Ya, sebagaimana tutur kawan kentalmu, Djamaluddin Tamin, yang menulis risalah perihal pembunuhan atas dirimu. Pada 19 Februari 1949, kau dan sepuluh orang pengikutmu meregang nyawa di ujung bedil militer republik Indonesia. Sebuah negara yang kau perjuangkan untuk merdeka sepenuhnya merdeka. Yang lebih menyakitkan, jasadmu tak dikubur. Kau tahu, saat itu musim hujan. Arus kali Brantas sangat deras, dan itu menjadi pilihan untuk menghilangkan tubuhmu.

Tuan Datuk Ibrahim Sutan Malaka

Kau tak pernah diingat di setiap hajatan pesta yang dilakukan republik ini, kau benar-benar dilupakan. Namamu hanya hidup di benak kaum aktivis yang membaca. Selebihnya, kau sekadar mitologi. Kisah heroikmu seolah tak berpijak di bumi. Sebagian orang-orang yang mengaku aktivis sebatas menjual kalimat-kalimatmu. Sebuah ironi memang. Karena filsuf politik Italia, Antonio Gramsci menaruh hormat atas pemikiranmu. Kau disebut sebagai Marxis brilian dari dunia ketiga yang menolak tunduk pada Stalin.

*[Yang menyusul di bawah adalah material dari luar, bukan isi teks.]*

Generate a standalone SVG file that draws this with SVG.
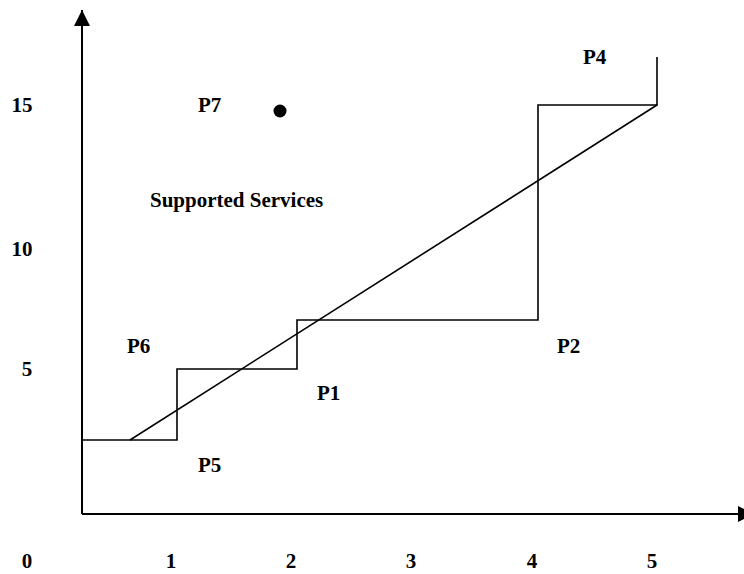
<svg xmlns="http://www.w3.org/2000/svg" width="744" height="574" viewBox="0 0 744 574">
  <style>
    .lbl { font-family: "Liberation Serif", "Times New Roman", serif; font-weight: bold; font-size: 21px; fill: #000; }
    .axis { stroke: #000; stroke-width: 2; fill: none; }
    .line { stroke: #000; stroke-width: 1.6; fill: none; }
  </style>
  <defs>
    <marker id="arrow" viewBox="0 0 10 10" refX="10" refY="5" markerWidth="8" markerHeight="8" markerUnits="strokeWidth" orient="auto">
      <path d="M0,0 L10,5 L0,10 z" fill="#000"/>
    </marker>
  </defs>
  <rect width="744" height="574" fill="#fff"/>

  <!-- axes -->
  <g id="axes">
    <line class="axis" x1="82" y1="514" x2="82" y2="10" marker-end="url(#arrow)"/>
    <line class="axis" x1="82" y1="514" x2="754" y2="514" marker-end="url(#arrow)"/>
  </g>

  <!-- step curve and trend line -->
  <g id="connectors">
    <polyline class="line" points="82,440 177,440 177,369 297,369 297,320 538,320 538,105 657,105 657,57"/>
    <line class="line" x1="130" y1="440" x2="657" y2="105"/>
  </g>

  <g id="p7-point">
    <circle cx="280" cy="111" r="6.5" fill="#000"/>
  </g>

  <!-- axis tick labels -->
  <g id="x-labels">
    <text class="lbl" x="27" y="568" text-anchor="middle">0</text>
    <text class="lbl" x="171" y="568" text-anchor="middle">1</text>
    <text class="lbl" x="291" y="568" text-anchor="middle">2</text>
    <text class="lbl" x="411" y="568" text-anchor="middle">3</text>
    <text class="lbl" x="532" y="568" text-anchor="middle">4</text>
    <text class="lbl" x="652" y="568" text-anchor="middle">5</text>
  </g>
  <g id="y-labels">
    <text class="lbl" x="22" y="112" text-anchor="middle">15</text>
    <text class="lbl" x="22" y="256" text-anchor="middle">10</text>
    <text class="lbl" x="27" y="376" text-anchor="middle">5</text>
  </g>

  <!-- point labels -->
  <g id="labels">
    <text class="lbl" x="198" y="112">P7</text>
    <text class="lbl" x="150" y="207">Supported Services</text>
    <text class="lbl" x="583" y="64">P4</text>
    <text class="lbl" x="127" y="353">P6</text>
    <text class="lbl" x="557" y="353">P2</text>
    <text class="lbl" x="317" y="400">P1</text>
    <text class="lbl" x="198" y="472">P5</text>
  </g>
</svg>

Tanah kelahiranmu mengakui tingkat keilmuanmu. Karena itu, di depan namamu tertera kata ‘Datuk’, gelar tertinggi di tanah Minang. Dari Minangkabau, kau memulai jelajah gerlyamu ketika Belanda mengharamkanmu berpijak di Hindia Belanda. Kau berteriak di Tiongkok, di Filipina, di Singapura, dan di Rusia. Meski jauh dari alam rayamu. Suaramu tetap lantang.

Yang Terhormat Ong Soong Lee

Tahun 1932, kau berada di Hongkong. Meski menggunakan nama samaran. Ong Soong Lee, yang bisa kau bolak-balik menjadi 15 nama samaran. Kala kau diciduk Polisi Inggris. Kau malah berteriak: “Ingatlah! Bahwa dari dalam kubur, suara saya akan lebih keras daripada dari atas bumi.”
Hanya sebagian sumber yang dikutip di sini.